Could you live without locals()
? Its a very dynamic thing to be able to arbitrarily gather all defined local variables and their values into a dictionary. If you're in an intepreter like CPython you just get the locals by pulling together some things from the current execution frame. But in a compiled language this takes a lot more work as you have to know when to gather all of this information as it isn't necessarily just lying around when one calls locals()
.
Or how about people overriding locals()
itself? Once again this isn't a big deal in CPython as the builtins
module has a __dict__
which you can override and it will simply propagate down to any future calls.

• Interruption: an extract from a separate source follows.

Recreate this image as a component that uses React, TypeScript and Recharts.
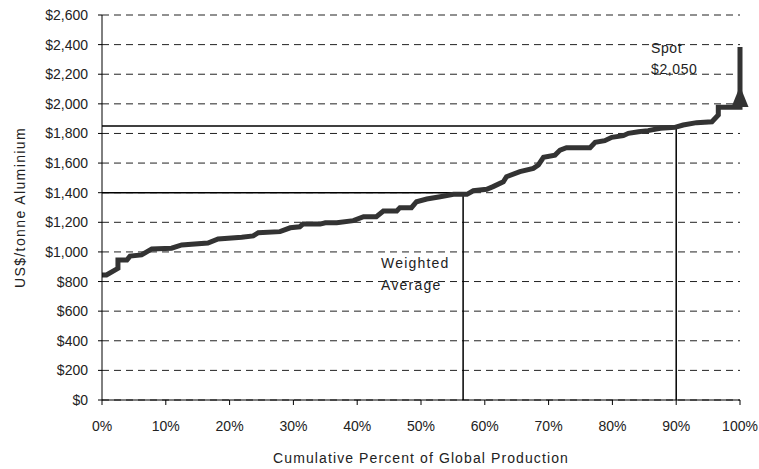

But in a compiled language it takes way more effort to do this sort of detection and it ends up costing performance to do such a check.
What about sys.settrace()
? It actually triggers the callback per bytecode and that doesn't quite work if the code is compiled. You can fake it by checking if a trace function is set after every line, but that seems a bit much when you don't set such a hook most of the time (it could potentially be a compiler flag to compile in such support, though).
And how about sys._getframe()
? Compiled languages do not necessarily end up with direct access to the execution frame, so do you bother simulating this? Since the execution frames could be requested by any function you would need to always be prepared to supply the execution frames on-demand.
As you can see there is a lot of stuff in Python where it makes compilation difficult (and thus more power to Nuitka for taking this challenge on). But I'm willing to bet the stuff I mentioned above you don't use 99.9% of the time, so if an implementation left them out could it still be considered "Python"?
How much compatibility is necessary to be useful?
I don't have a good answer to this question. But its answer dictates how hard it is to implement Python and how compatible it would be with preexisting software. I will say that I think WebAssembly doesn't need to support the vast amount of Python software out there to be useful. WebAssembly has access to other language ecosystems like Rust and JavaScript, so the possibility of having something you need implemented in another language that you can use else is definitely above zero.
I have no answers
It might make sense to develop a compiler that translates Python code directly to WebAssembly and sacrifice some compatibility for performance. It might make sense to develop an interpreter that targets WebAssembly's design but maintains a lot of compatibility with preexisting code. It might make sense to simply support RustPython in their WebAssembly endeavours. Maybe Pyodide will get us there. I don't think any of these possibilities are inherently wrong and it will probably just come down to whichever one sparks people's interest enough to see it to the point of being useful to others.